=== Work to complete ===
Reproduce the listing below exactly, minus its pictures.
>>>
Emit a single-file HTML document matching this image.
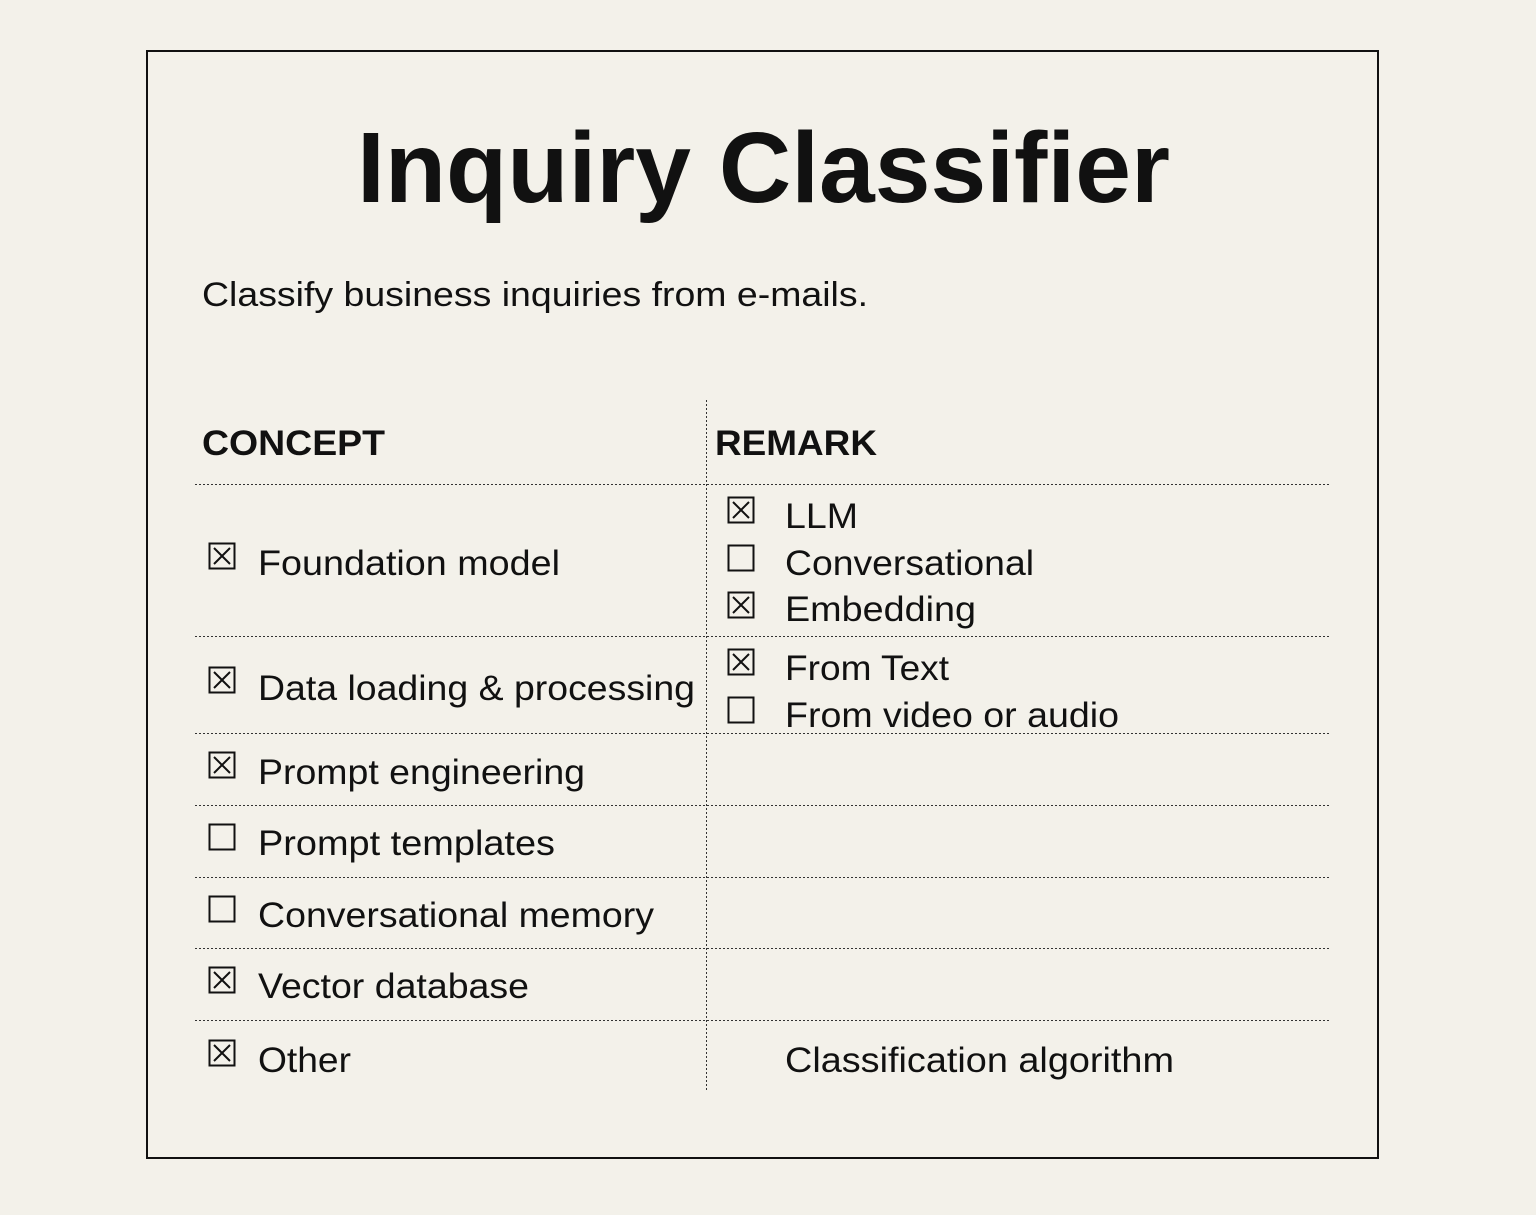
<!DOCTYPE html>
<html><head><meta charset="utf-8"><style>
html,body{margin:0;padding:0;background:#f3f1ea;}
svg{display:block;}
text{font-family:"Liberation Sans",Arial,sans-serif;fill:#111;}
</style></head><body>
<svg width="1536" height="1215" viewBox="0 0 1536 1215" xmlns="http://www.w3.org/2000/svg">
<defs>
<g id="cb"><rect x="0.5" y="0.5" width="25" height="25" fill="none" stroke="#111" stroke-width="2"/></g>
<g id="cx"><rect x="0.5" y="0.5" width="25" height="25" fill="none" stroke="#111" stroke-width="2"/><path d="M5 5 L21 21 M21 5 L5 21" stroke="#111" stroke-width="2"/></g>
</defs>
<rect width="1536" height="1215" fill="#f3f1ea"/>
<rect x="147" y="51" width="1231" height="1107" fill="none" stroke="#111" stroke-width="2"/>
<text x="357" y="202" font-size="100" font-weight="bold" textLength="813" lengthAdjust="spacingAndGlyphs">Inquiry Classifier</text>
<text x="202" y="306" font-size="34" textLength="666" lengthAdjust="spacingAndGlyphs">Classify business inquiries from e-mails.</text>
<text x="202" y="455" font-size="35" font-weight="bold" textLength="183" lengthAdjust="spacingAndGlyphs">CONCEPT</text>
<text x="715" y="455" font-size="35" font-weight="bold" textLength="162" lengthAdjust="spacingAndGlyphs">REMARK</text>
<g stroke="#333" stroke-width="1" stroke-dasharray="2,2">
<line x1="195" y1="484.5" x2="1330" y2="484.5"/>
<line x1="195" y1="636.5" x2="1330" y2="636.5"/>
<line x1="195" y1="733.5" x2="1330" y2="733.5"/>
<line x1="195" y1="805.5" x2="1330" y2="805.5"/>
<line x1="195" y1="877.5" x2="1330" y2="877.5"/>
<line x1="195" y1="948.5" x2="1330" y2="948.5"/>
<line x1="195" y1="1020.5" x2="1330" y2="1020.5"/>
<line x1="706.5" y1="400" x2="706.5" y2="1092"/>
</g>
<use href="#cx" x="209" y="543"/>
<use href="#cx" x="209" y="667"/>
<use href="#cx" x="209" y="752"/>
<use href="#cb" x="209" y="824"/>
<use href="#cb" x="209" y="896"/>
<use href="#cx" x="209" y="967"/>
<use href="#cx" x="209" y="1040"/>
<use href="#cx" x="728" y="497"/>
<use href="#cb" x="728" y="545"/>
<use href="#cx" x="728" y="592"/>
<use href="#cx" x="728" y="649"/>
<use href="#cb" x="728" y="697"/>
<g font-size="35">
<text x="258" y="575" textLength="302" lengthAdjust="spacingAndGlyphs">Foundation model</text>
<text x="258" y="700" textLength="437" lengthAdjust="spacingAndGlyphs">Data loading &amp; processing</text>
<text x="258" y="784" textLength="327" lengthAdjust="spacingAndGlyphs">Prompt engineering</text>
<text x="258" y="855" textLength="297" lengthAdjust="spacingAndGlyphs">Prompt templates</text>
<text x="258" y="927" textLength="396" lengthAdjust="spacingAndGlyphs">Conversational memory</text>
<text x="258" y="998" textLength="271" lengthAdjust="spacingAndGlyphs">Vector database</text>
<text x="258" y="1072" textLength="93" lengthAdjust="spacingAndGlyphs">Other</text>
<text x="785" y="528" textLength="73" lengthAdjust="spacingAndGlyphs">LLM</text>
<text x="785" y="575" textLength="249" lengthAdjust="spacingAndGlyphs">Conversational</text>
<text x="785" y="621" textLength="191" lengthAdjust="spacingAndGlyphs">Embedding</text>
<text x="785" y="680" textLength="164" lengthAdjust="spacingAndGlyphs">From Text</text>
<text x="785" y="727" textLength="334" lengthAdjust="spacingAndGlyphs">From video or audio</text>
<text x="785" y="1072" textLength="389" lengthAdjust="spacingAndGlyphs">Classification algorithm</text>
</g>
</svg>
</body></html>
<<<
=== Full solution ===
Emit a single-file HTML document matching this image.
<!DOCTYPE html>
<html><head><meta charset="utf-8"><style>
html,body{margin:0;padding:0;background:#f3f1ea;}
svg{display:block;}
text{font-family:"Liberation Sans",Arial,sans-serif;fill:#111;}
</style></head><body>
<svg width="1536" height="1215" viewBox="0 0 1536 1215" xmlns="http://www.w3.org/2000/svg">
<defs>
<g id="cb"><rect x="0.5" y="0.5" width="25" height="25" fill="none" stroke="#111" stroke-width="2"/></g>
<g id="cx"><rect x="0.5" y="0.5" width="25" height="25" fill="none" stroke="#111" stroke-width="2"/><path d="M5 5 L21 21 M21 5 L5 21" stroke="#111" stroke-width="2"/></g>
</defs>
<rect width="1536" height="1215" fill="#f3f1ea"/>
<rect x="147" y="51" width="1231" height="1107" fill="none" stroke="#111" stroke-width="2"/>
<text x="357" y="202" font-size="100" font-weight="bold" textLength="813" lengthAdjust="spacingAndGlyphs">Inquiry Classifier</text>
<text x="202" y="306" font-size="34" textLength="666" lengthAdjust="spacingAndGlyphs">Classify business inquiries from e-mails.</text>
<text x="202" y="455" font-size="35" font-weight="bold" textLength="183" lengthAdjust="spacingAndGlyphs">CONCEPT</text>
<text x="715" y="455" font-size="35" font-weight="bold" textLength="162" lengthAdjust="spacingAndGlyphs">REMARK</text>
<g stroke="#333" stroke-width="1" stroke-dasharray="2,2">
<line x1="195" y1="484.5" x2="1330" y2="484.5"/>
<line x1="195" y1="636.5" x2="1330" y2="636.5"/>
<line x1="195" y1="733.5" x2="1330" y2="733.5"/>
<line x1="195" y1="805.5" x2="1330" y2="805.5"/>
<line x1="195" y1="877.5" x2="1330" y2="877.5"/>
<line x1="195" y1="948.5" x2="1330" y2="948.5"/>
<line x1="195" y1="1020.5" x2="1330" y2="1020.5"/>
<line x1="706.5" y1="400" x2="706.5" y2="1092"/>
</g>
<use href="#cx" x="209" y="543"/>
<use href="#cx" x="209" y="667"/>
<use href="#cx" x="209" y="752"/>
<use href="#cb" x="209" y="824"/>
<use href="#cb" x="209" y="896"/>
<use href="#cx" x="209" y="967"/>
<use href="#cx" x="209" y="1040"/>
<use href="#cx" x="728" y="497"/>
<use href="#cb" x="728" y="545"/>
<use href="#cx" x="728" y="592"/>
<use href="#cx" x="728" y="649"/>
<use href="#cb" x="728" y="697"/>
<g font-size="35">
<text x="258" y="575" textLength="302" lengthAdjust="spacingAndGlyphs">Foundation model</text>
<text x="258" y="700" textLength="437" lengthAdjust="spacingAndGlyphs">Data loading &amp; processing</text>
<text x="258" y="784" textLength="327" lengthAdjust="spacingAndGlyphs">Prompt engineering</text>
<text x="258" y="855" textLength="297" lengthAdjust="spacingAndGlyphs">Prompt templates</text>
<text x="258" y="927" textLength="396" lengthAdjust="spacingAndGlyphs">Conversational memory</text>
<text x="258" y="998" textLength="271" lengthAdjust="spacingAndGlyphs">Vector database</text>
<text x="258" y="1072" textLength="93" lengthAdjust="spacingAndGlyphs">Other</text>
<text x="785" y="528" textLength="73" lengthAdjust="spacingAndGlyphs">LLM</text>
<text x="785" y="575" textLength="249" lengthAdjust="spacingAndGlyphs">Conversational</text>
<text x="785" y="621" textLength="191" lengthAdjust="spacingAndGlyphs">Embedding</text>
<text x="785" y="680" textLength="164" lengthAdjust="spacingAndGlyphs">From Text</text>
<text x="785" y="727" textLength="334" lengthAdjust="spacingAndGlyphs">From video or audio</text>
<text x="785" y="1072" textLength="389" lengthAdjust="spacingAndGlyphs">Classification algorithm</text>
</g>
</svg>
</body></html>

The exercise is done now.